STATED PROBLEM: Every line of the material is to be quoted verbatim, minus the pictures.
[Start of PROVIDED DATA]
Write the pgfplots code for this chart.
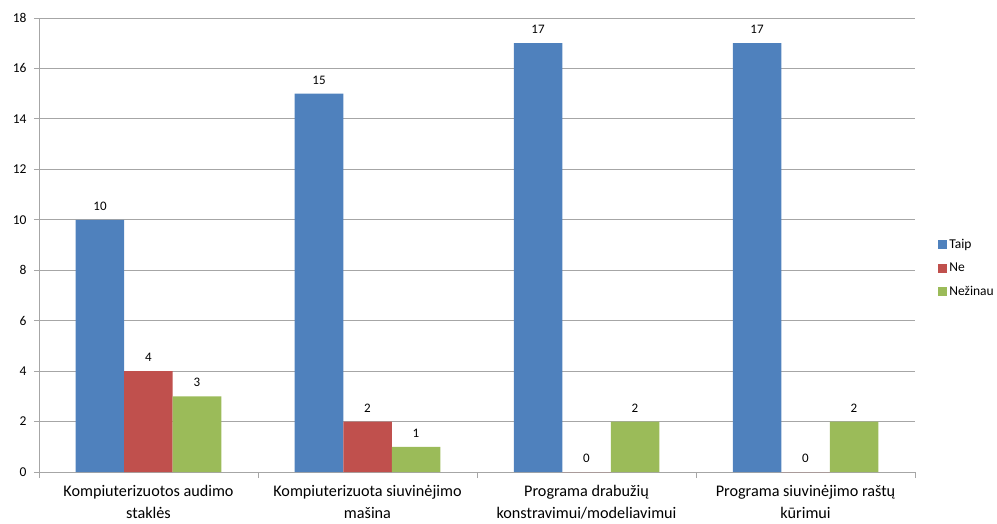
\documentclass[border=0pt]{standalone}
\usepackage{pgfplots}
\pgfplotsset{compat=1.18}
\usepackage{fontspec}
\setmainfont{Carlito}
\definecolor{cTaip}{HTML}{4F81BD}
\definecolor{cNe}{HTML}{C0504D}
\definecolor{cNez}{HTML}{9BBB59}
\definecolor{gridc}{HTML}{A6A6A6}
\begin{document}
\begin{tikzpicture}
\useasboundingbox (-39pt,-51pt) rectangle (958pt,472pt);
\begin{axis}[
  at={(0pt,0pt)}, anchor=south west,
  scale only axis, width=876pt, height=454pt,
  ybar=0pt, bar width=48.5pt,
  xmin=-0.5, xmax=3.5, ymin=0, ymax=18,
  ytick={0,2,...,18},
  xtick={0,1,2,3},
  xticklabels={{Kompiuterizuotos audimo\\staklės},{Kompiuterizuota siuvinėjimo\\mašina},{Programa drabužių\\konstravimui/modeliavimui},{Programa siuvinėjimo raštų\\kūrimui}},
  minor xtick={-0.5,0.5,1.5,2.5,3.5},
  major x tick style={draw=none},
  minor tick length=6pt, major tick length=5pt,
  tick align=outside, tick pos=left,
  ymajorgrids, grid style={gridc, line width=0.9pt},
  axis line style={gridc, line width=0.9pt},
  tick style={gridc, line width=0.9pt},
  axis x line*=bottom, axis y line*=left,
  x tick label style={align=center, font=\fontsize{16.2}{21.5}\selectfont, yshift=-5pt},
  y tick label style={font=\fontsize{13.5}{16}\selectfont, xshift=-4pt},
  /pgf/number format/assume math mode=true,
  nodes near coords,
  nodes near coords style={font=\fontsize{13}{15}\selectfont, black, yshift=6pt},
  legend style={draw=none, at={(1.023,0.449)}, anchor=west,
    font=\fontsize{13.5}{15}\selectfont, row sep=9pt, fill=none},
  legend cell align=left,
  legend image code/.code={\fill[#1] (0pt,-4.5pt) rectangle (9pt,4.5pt);},
]
\addplot[fill=cTaip, draw=none] coordinates {(0,10) (1,15) (2,17) (3,17)};
\addplot[fill=cNe, draw=none] coordinates {(0,4) (1,2) (2,0) (3,0)};
\addplot[fill=cNez, draw=none] coordinates {(0,3) (1,1) (2,2) (3,2)};
\legend{Taip,Ne,Nežinau}
\end{axis}
\end{tikzpicture}
\end{document}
[End of PROVIDED DATA]
EXERCISE RESULT:
Write the pgfplots code for this chart.
\documentclass[border=0pt]{standalone}
\usepackage{pgfplots}
\pgfplotsset{compat=1.18}
\usepackage{fontspec}
\setmainfont{Carlito}
\definecolor{cTaip}{HTML}{4F81BD}
\definecolor{cNe}{HTML}{C0504D}
\definecolor{cNez}{HTML}{9BBB59}
\definecolor{gridc}{HTML}{A6A6A6}
\begin{document}
\begin{tikzpicture}
\useasboundingbox (-39pt,-51pt) rectangle (958pt,472pt);
\begin{axis}[
  at={(0pt,0pt)}, anchor=south west,
  scale only axis, width=876pt, height=454pt,
  ybar=0pt, bar width=48.5pt,
  xmin=-0.5, xmax=3.5, ymin=0, ymax=18,
  ytick={0,2,...,18},
  xtick={0,1,2,3},
  xticklabels={{Kompiuterizuotos audimo\\staklės},{Kompiuterizuota siuvinėjimo\\mašina},{Programa drabužių\\konstravimui/modeliavimui},{Programa siuvinėjimo raštų\\kūrimui}},
  minor xtick={-0.5,0.5,1.5,2.5,3.5},
  major x tick style={draw=none},
  minor tick length=6pt, major tick length=5pt,
  tick align=outside, tick pos=left,
  ymajorgrids, grid style={gridc, line width=0.9pt},
  axis line style={gridc, line width=0.9pt},
  tick style={gridc, line width=0.9pt},
  axis x line*=bottom, axis y line*=left,
  x tick label style={align=center, font=\fontsize{16.2}{21.5}\selectfont, yshift=-5pt},
  y tick label style={font=\fontsize{13.5}{16}\selectfont, xshift=-4pt},
  /pgf/number format/assume math mode=true,
  nodes near coords,
  nodes near coords style={font=\fontsize{13}{15}\selectfont, black, yshift=6pt},
  legend style={draw=none, at={(1.023,0.449)}, anchor=west,
    font=\fontsize{13.5}{15}\selectfont, row sep=9pt, fill=none},
  legend cell align=left,
  legend image code/.code={\fill[#1] (0pt,-4.5pt) rectangle (9pt,4.5pt);},
]
\addplot[fill=cTaip, draw=none] coordinates {(0,10) (1,15) (2,17) (3,17)};
\addplot[fill=cNe, draw=none] coordinates {(0,4) (1,2) (2,0) (3,0)};
\addplot[fill=cNez, draw=none] coordinates {(0,3) (1,1) (2,2) (3,2)};
\legend{Taip,Ne,Nežinau}
\end{axis}
\end{tikzpicture}
\end{document}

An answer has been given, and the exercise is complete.